What are strategists saying?
“As things stand, consumption growth is on track for a big rebound in the second quarter, which should push overall GDP growth up to more than 3% annualized. That will keep the Fed on track to raise rates again at its June meeting,” said Michael Pearce, senior U.S. economist for Capital Economics.
“Comments from the Bank of France Governor, François Villeroy de Galhau, that the European Central Bank will not delay exiting quantitative easing pushed yields on European bonds higher, promoting profit taking. Meanwhile, U.S. 10-year treasury yields are back above 3%, suggesting that investors will require more risk premium for holding equities,” wrote Hussein Sayed, chief market strategist at FXTM in a Tuesday research note.
“Unless growth offsets the rise in risk premium, equities will likely face some challenging times ahead. European stocks are set to open lower and U.S. futures are also indicating a lower open,” he said
What data area ahead
- The Empire State manufacturing index rose in May to 20.1 from 15.8 in April. Any reading above zero indicates improving conditions.
- Home-builder confidence in the market for newly-built single-family homes rose two points to a level of 70 in May, according to the National Association of Home Builders/Wells Fargo housing market index.

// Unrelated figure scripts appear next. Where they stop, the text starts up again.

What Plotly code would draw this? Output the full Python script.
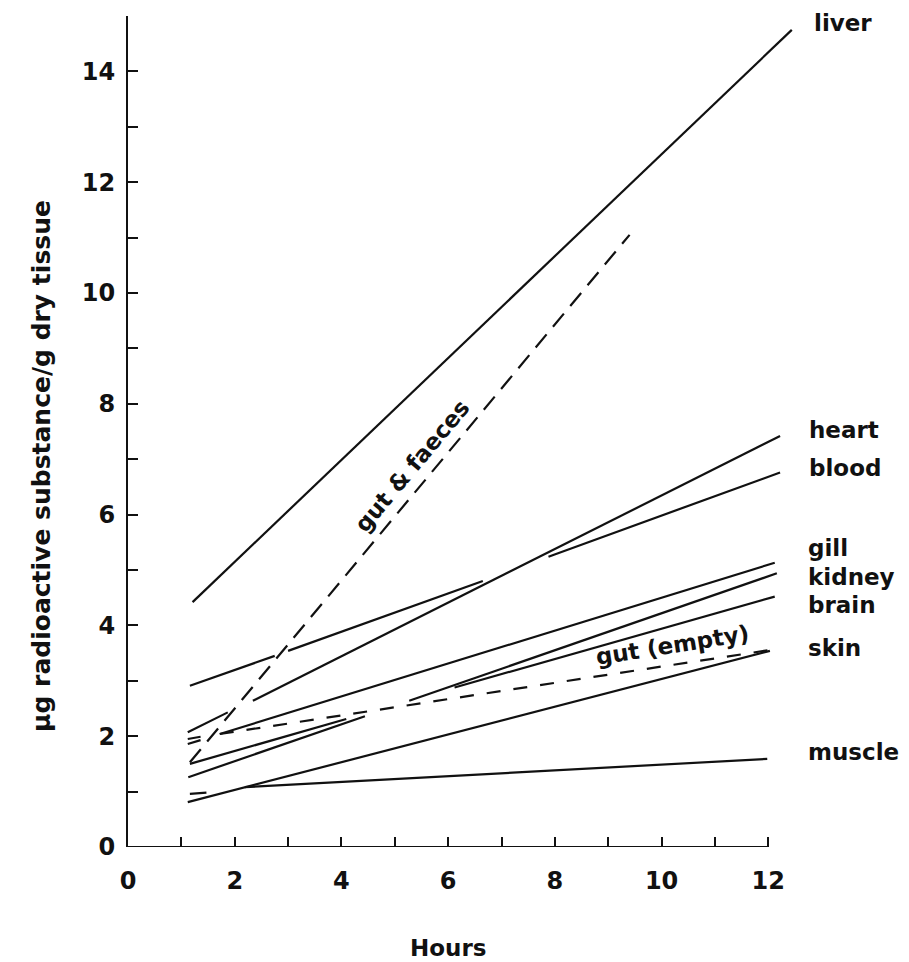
import plotly.graph_objects as go

# ---- data ----
hours_ticks = list(range(0, 13))
conc_ticks = list(range(0, 16))

liver_x = [1.21, 12.44]
liver_y = [4.42, 14.75]

gut_faeces_x = [1.16, 9.40]
gut_faeces_y = [1.53, 11.05]

heart_x = [1.12, 1.87, None, 2.34, 12.22]
heart_y = [2.07, 2.43, None, 2.64, 7.42]

blood_x = [1.16, 2.75, None, 3.00, 6.65, None, 7.88, 12.22]
blood_y = [2.91, 3.45, None, 3.54, 4.80, None, 5.24, 6.76]

gill_x = [1.12, 1.36, None, 1.72, 12.12]
gill_y = [1.86, 1.93, None, 2.04, 5.13]

gut_empty_x = [1.12, 1.36, None, 1.72, 12.06]
gut_empty_y = [1.95, 1.99, None, 2.04, 3.56]

kidney_x = [1.13, 4.44, None, 5.27, 12.16]
kidney_y = [1.26, 2.36, None, 2.64, 4.94]

brain_x = [1.16, 4.09, None, 6.12, 12.12]
brain_y = [1.50, 2.31, None, 2.88, 4.52]

skin_x = [1.12, 12.03]
skin_y = [0.81, 3.54]

muscle_x = [1.16, 1.47, None, 2.19, 11.98]
muscle_y = [0.96, 0.98, None, 1.08, 1.59]

label_names = ["liver", "heart", "blood", "gill", "kidney", "brain", "skin", "muscle"]
label_xpaper = [1.025, 1.018, 1.018, 1.016, 1.016, 1.016, 1.016, 1.016]
label_y = [14.87, 7.53, 6.84, 5.40, 4.87, 4.37, 3.59, 1.71]

# ---- figure ----
FONT = "DejaVu Sans"
INK = "#111111"

fig = go.Figure()

solid_series = [
    ("liver", liver_x, liver_y),
    ("heart", heart_x, heart_y),
    ("blood", blood_x, blood_y),
    ("gill", gill_x, gill_y),
    ("kidney", kidney_x, kidney_y),
    ("brain", brain_x, brain_y),
    ("skin", skin_x, skin_y),
    ("muscle", muscle_x, muscle_y),
]
for name, xs, ys in solid_series:
    fig.add_trace(go.Scatter(x=xs, y=ys, mode="lines", name=name,
                             line=dict(color=INK, width=2.2),
                             connectgaps=False, hoverinfo="skip"))

fig.add_trace(go.Scatter(x=gut_faeces_x, y=gut_faeces_y, mode="lines",
                         name="gut & faeces",
                         line=dict(color=INK, width=2.2, dash="17px,10px"),
                         hoverinfo="skip"))
fig.add_trace(go.Scatter(x=gut_empty_x, y=gut_empty_y, mode="lines",
                         name="gut (empty)", connectgaps=False,
                         line=dict(color=INK, width=2.2, dash="14px,13px"),
                         hoverinfo="skip"))

# x-axis baseline from 0 to 12 (axis range is a bit wider so line ends are not clipped)
fig.add_shape(type="line", xref="x", yref="y", x0=0, x1=12, y0=0, y1=0,
              line=dict(color=INK, width=2.2))

annotations = []
for n, lx, ly in zip(label_names, label_xpaper, label_y):
    annotations.append(dict(x=lx, y=ly, xref="paper", yref="y", text=n,
                            showarrow=False, xanchor="left", yanchor="middle",
                            font=dict(family=FONT, size=23, color=INK, weight="bold")))

annotations.append(dict(x=5.32, y=6.88, xref="x", yref="y", text="gut & faeces",
                        showarrow=False, textangle=-50,
                        font=dict(family=FONT, size=23, color=INK, weight="bold")))
annotations.append(dict(x=10.21, y=3.64, xref="x", yref="y", text="gut (empty)",
                        showarrow=False, textangle=-9,
                        font=dict(family=FONT, size=23, color=INK, weight="bold")))
annotations.append(dict(x=6, y=-0.1215, xref="x", yref="paper", text="Hours",
                        showarrow=False, xanchor="center", yanchor="middle",
                        font=dict(family=FONT, size=23, color=INK, weight="bold")))
annotations.append(dict(x=-0.129, y=0.4585, xref="paper", yref="paper",
                        text="µg radioactive substance/g dry tissue",
                        showarrow=False, textangle=-90, xanchor="center", yanchor="middle",
                        font=dict(family=FONT, size=25, color=INK, weight="bold")))

# page body has an 8px margin, so the figure is shifted by (8, 8) in the window
fig.update_layout(
    width=901, height=954,
    margin=dict(l=120, r=114, t=8, b=115),
    paper_bgcolor="white", plot_bgcolor="white",
    showlegend=False,
    annotations=annotations,
)

fig.update_xaxes(
    range=[0, 12.5], showgrid=False, zeroline=False, showline=False,
    tickmode="array", tickvals=hours_ticks,
    ticktext=[str(v) if v % 2 == 0 else "" for v in hours_ticks],
    ticks="inside", ticklen=10, tickwidth=2, tickcolor=INK,
    ticklabelstandoff=17,
    tickfont=dict(family=FONT, size=24, color=INK, weight="bold"),
)
fig.update_yaxes(
    range=[0, 15], showgrid=False, zeroline=False,
    showline=True, linecolor=INK, linewidth=2.2,
    tickmode="array", tickvals=conc_ticks,
    ticktext=[str(v) if v % 2 == 0 else "" for v in conc_ticks],
    ticks="inside", ticklen=10, tickwidth=2, tickcolor=INK,
    ticklabelstandoff=6,
    tickfont=dict(family=FONT, size=24, color=INK, weight="bold"),
)

fig.write_html("out.html")
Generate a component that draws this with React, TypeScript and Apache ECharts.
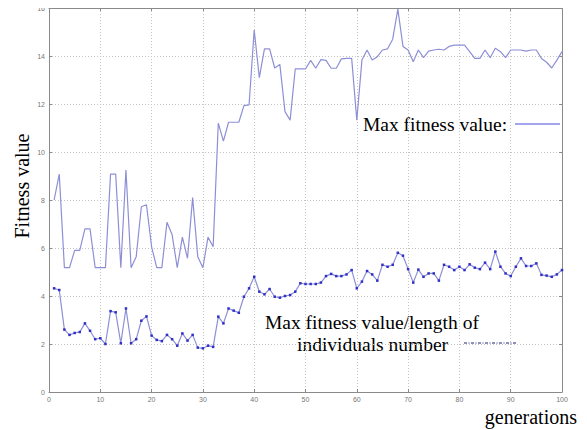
import React, { useEffect, useRef } from "react";
import * as echarts from "echarts";

const generations: number[] = Array.from({ length: 100 }, (_, i) => i + 1);

const maxFitness: number[] = [
  8.0, 9.08, 5.18, 5.18, 5.9, 5.9, 6.8, 6.8, 5.18, 5.18,
  5.18, 9.08, 9.08, 5.18, 9.25, 5.18, 5.64, 7.72, 7.8, 6.05,
  5.18, 5.18, 7.07, 6.55, 5.18, 6.45, 5.57, 8.1, 5.64, 5.18,
  6.45, 6.05, 11.2, 10.45, 11.24, 11.24, 11.24, 11.93, 11.96, 15.08,
  13.1, 14.3, 14.3, 13.5, 13.65, 11.68, 11.33, 13.46, 13.46, 13.46,
  13.82, 13.49, 13.85, 13.82, 13.49, 13.49, 13.88, 13.9, 13.9, 11.33,
  13.83, 14.25, 13.83, 13.97, 14.25, 14.3, 14.7, 15.95, 14.4, 14.25,
  13.76, 14.25, 13.93, 14.2, 14.25, 14.28, 14.25, 14.4, 14.45, 14.45,
  14.45, 14.18, 13.9, 13.9, 14.25, 13.93, 14.32, 14.18, 13.93, 14.25,
  14.25, 14.25, 14.2, 14.25, 14.25, 13.9, 13.74, 13.5, 13.83, 14.18,
];

const maxFitnessPerLength: number[] = [
  4.32, 4.25, 2.6, 2.38, 2.46, 2.5, 2.86, 2.55, 2.2, 2.24,
  2.0, 3.37, 3.32, 2.03, 3.48, 2.03, 2.2, 2.97, 3.15, 2.35,
  2.17, 2.12, 2.38, 2.2, 1.93, 2.44, 2.14, 2.38, 1.85, 1.82,
  1.93, 1.88, 3.14, 2.86, 3.48, 3.39, 3.3, 3.97, 4.32, 4.8,
  4.18, 4.07, 4.29, 3.97, 3.93, 4.0, 4.04, 4.18, 4.53, 4.5,
  4.5, 4.5, 4.56, 4.83, 4.92, 4.83, 4.83, 4.9, 5.08, 4.32,
  4.6, 5.04, 4.9, 4.64, 5.3, 5.22, 5.3, 5.8, 5.68, 5.12,
  4.56, 5.1, 4.8, 4.94, 4.94, 4.64, 5.3, 5.22, 5.08, 5.22,
  5.08, 5.32, 5.18, 5.12, 5.39, 5.12, 5.85, 5.22, 4.94, 4.83,
  5.22, 5.57, 5.25, 5.25, 5.36, 4.88, 4.85, 4.8, 4.9, 5.08,
];

const xTicks = { min: 0, max: 100, interval: 10 };
const yTicks = { min: 0, max: 16, interval: 2 };

export default function App() {
  const ref = useRef<HTMLDivElement>(null);
  useEffect(() => {
    if (!ref.current) return;
    const chart = echarts.init(ref.current, null, { renderer: "svg" });
    const frame = "#8a8a8a";
    const gridLine = { show: true, lineStyle: { color: "#c4c4c4", type: [1, 2] as any, width: 1 } };
    const labelStyle = { color: "#777", fontSize: 7, fontFamily: "Liberation Sans" };
    const serif = "Liberation Serif";
    chart.setOption({
      animation: false,
      backgroundColor: "#ffffff",
      grid: { left: 49, top: 8, right: 25, bottom: 38, containLabel: false },
      xAxis: [
        {
          type: "value",
          ...xTicks,
          axisLine: { show: true, onZero: false, lineStyle: { color: frame } },
          axisTick: { show: true, inside: true, length: 3, lineStyle: { color: frame } },
          axisLabel: { ...labelStyle, margin: 4 },
          splitLine: gridLine,
        },
        {
          type: "value",
          position: "top",
          ...xTicks,
          axisLine: { show: true, onZero: false, lineStyle: { color: frame } },
          axisTick: { show: true, inside: true, length: 3, lineStyle: { color: frame } },
          axisLabel: { show: false },
          splitLine: { show: false },
        },
      ],
      yAxis: [
        {
          type: "value",
          ...yTicks,
          axisLine: { show: true, onZero: false, lineStyle: { color: frame } },
          axisTick: { show: true, inside: true, length: 3, lineStyle: { color: frame } },
          axisLabel: { ...labelStyle, margin: 4 },
          splitLine: gridLine,
        },
        {
          type: "value",
          position: "right",
          ...yTicks,
          axisLine: { show: true, onZero: false, lineStyle: { color: frame } },
          axisTick: { show: true, inside: true, length: 3, lineStyle: { color: frame } },
          axisLabel: { show: false },
          splitLine: { show: false },
        },
      ],
      series: [
        {
          name: "Max fitness value",
          type: "line",
          data: generations.map((g, i) => [g, maxFitness[i]]),
          showSymbol: false,
          lineStyle: { color: "#8d8fd6", width: 1.2 },
          itemStyle: { color: "#8d8fd6" },
        },
        {
          name: "Max fitness value/length of individuals number",
          type: "line",
          data: generations.map((g, i) => [g, maxFitnessPerLength[i]]),
          symbol: "rect",
          symbolSize: 2.5,
          showSymbol: true,
          lineStyle: { color: "#8d8fd6", width: 1.2 },
          itemStyle: { color: "#3030c8" },
        },
      ],
      graphic: [
        {
          type: "text",
          x: 22,
          y: 186,
          rotation: Math.PI / 2,
          style: {
            text: "Fitness value",
            font: `20px ${serif}`,
            fill: "#000",
            align: "center",
            verticalAlign: "middle",
          },
        },
        {
          type: "text",
          x: 577,
          y: 417,
          style: {
            text: "generations",
            font: `20px ${serif}`,
            fill: "#000",
            align: "right",
            verticalAlign: "middle",
          },
        },
        {
          type: "text",
          x: 363,
          y: 124,
          style: {
            text: "Max fitness value:",
            font: `19.5px ${serif}`,
            fill: "#000",
            align: "left",
            verticalAlign: "middle",
          },
        },
        {
          type: "line",
          shape: { x1: 515, y1: 124, x2: 560, y2: 124 },
          style: { stroke: "#4a4ae0", lineWidth: 1.2 },
        },
        {
          type: "text",
          x: 265,
          y: 322,
          style: {
            text: "Max fitness value/length of",
            font: `19.5px ${serif}`,
            fill: "#000",
            align: "left",
            verticalAlign: "middle",
          },
        },
        {
          type: "text",
          x: 297,
          y: 344,
          style: {
            text: "individuals number",
            font: `19.5px ${serif}`,
            fill: "#000",
            align: "left",
            verticalAlign: "middle",
          },
        },
        {
          type: "line",
          shape: { x1: 464, y1: 343, x2: 516, y2: 343 },
          style: { stroke: "#202070", lineWidth: 1, lineDash: [3, 1.5, 1, 1.5] },
        },
      ],
    });
    return () => chart.dispose();
  }, []);
  return <div ref={ref} style={{ width: 587, height: 430, marginTop: -8, marginLeft: -8 }} />;
}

The Econoday-compiled consensus was for a 69 reading
- Business inventories-to-sales ratio slipped to 1.34 in March from 1.35
Check out: MarketWatch’s Economic Calendar
And see: Inflation pause lends helping hand to borrowers
Fed speakers in focus
San Francisco Fed President John Williams is slated to give a speech to the Economic Club of Minnesota at 1:10 p.m.
What other assets are investors watching
The 10-year German bond TMBMKDE-10Y, +4.89% known as the bund, was yielding 0.641%, according to Tradeweb data. The German bond is often used as a proxy for the health of the eurozone. Equity markets in the U.S. were poised to pull back as bond rates rose, with the Dow Jones Industrial Average DJIA, -0.70% and the S&P 500 index SPX, -0.66% set to fall at the open of regular trade.